Year after year, adult fiction occupies a major position amongst the books most worth reading. Films and computer games with fairy-tale and fictional elements have a comfortable and constant place in the hearts and minds of people for whom childhood has long passed. And more often than not it not even so-called science fiction, which tries to foresee the elements of future progress and describe them, but works of art of a purely fairy-tale nature. And when people outside the literary world accuse lovers of fantasy literature of escapism and a wish to hide away from real problems in more congenial invented worlds, people of a more literary bent have a quite different opinion. There are many profound and ancient reasons for adults to choose fairy-tale worlds, and I would like to tell you about some of them.
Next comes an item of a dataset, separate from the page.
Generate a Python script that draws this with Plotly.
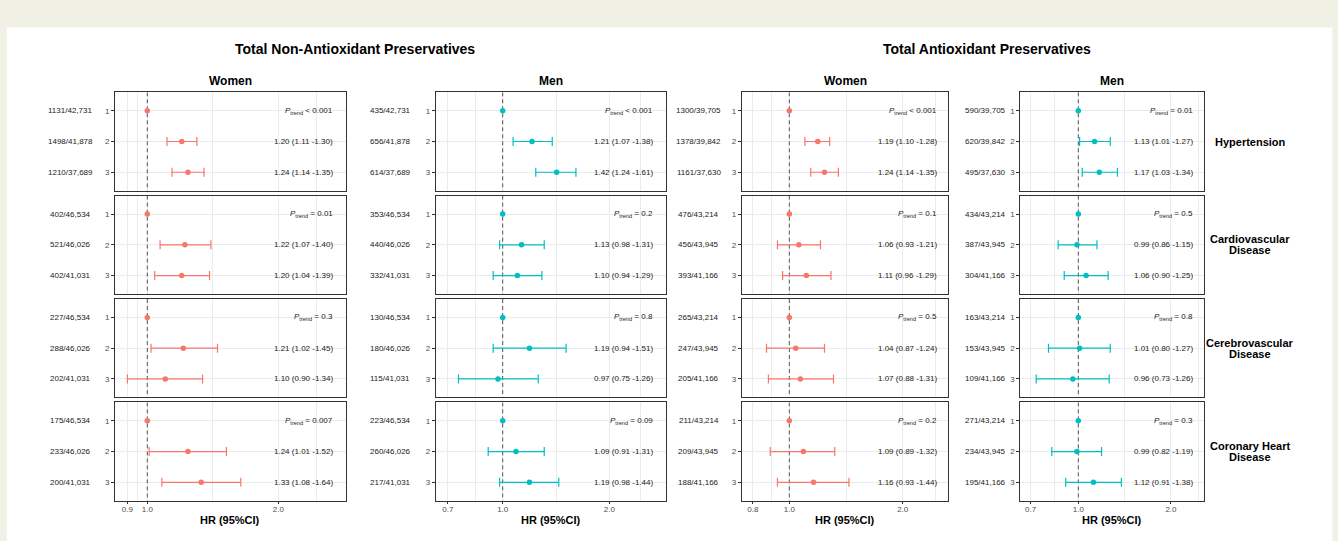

Firstly, how a fairy-tale world, free of the usual social, national and political prejudices, allows an author to show some problem on its own, allowing a reader to approach it sincerely, unhindered by the usual mental crutches.
Secondly, how the fairy-tale elements used in fantasy literature, to which the German scientist K. G. Jung gave in his day the name “archetypes”, have over the centuries helped people to keep their mental equilibrium in a changing world. Unchanging and living the same in all of us, they appeal to us, told again and again in the customary fairy-tale form, because they support our belief that even in the modern world, in which we like so much to emphasise our uniqueness, there is something common to all of us, something that makes us all the same.
Thirdly, how there is no person, of any age, who does not sometimes dream of being the greatest hero, and a fairy tale is what allows them to do that. The era of romantic literature, centred on a real hero, has long passed; we now see the arrival of the era of literature about special “ordinary” people.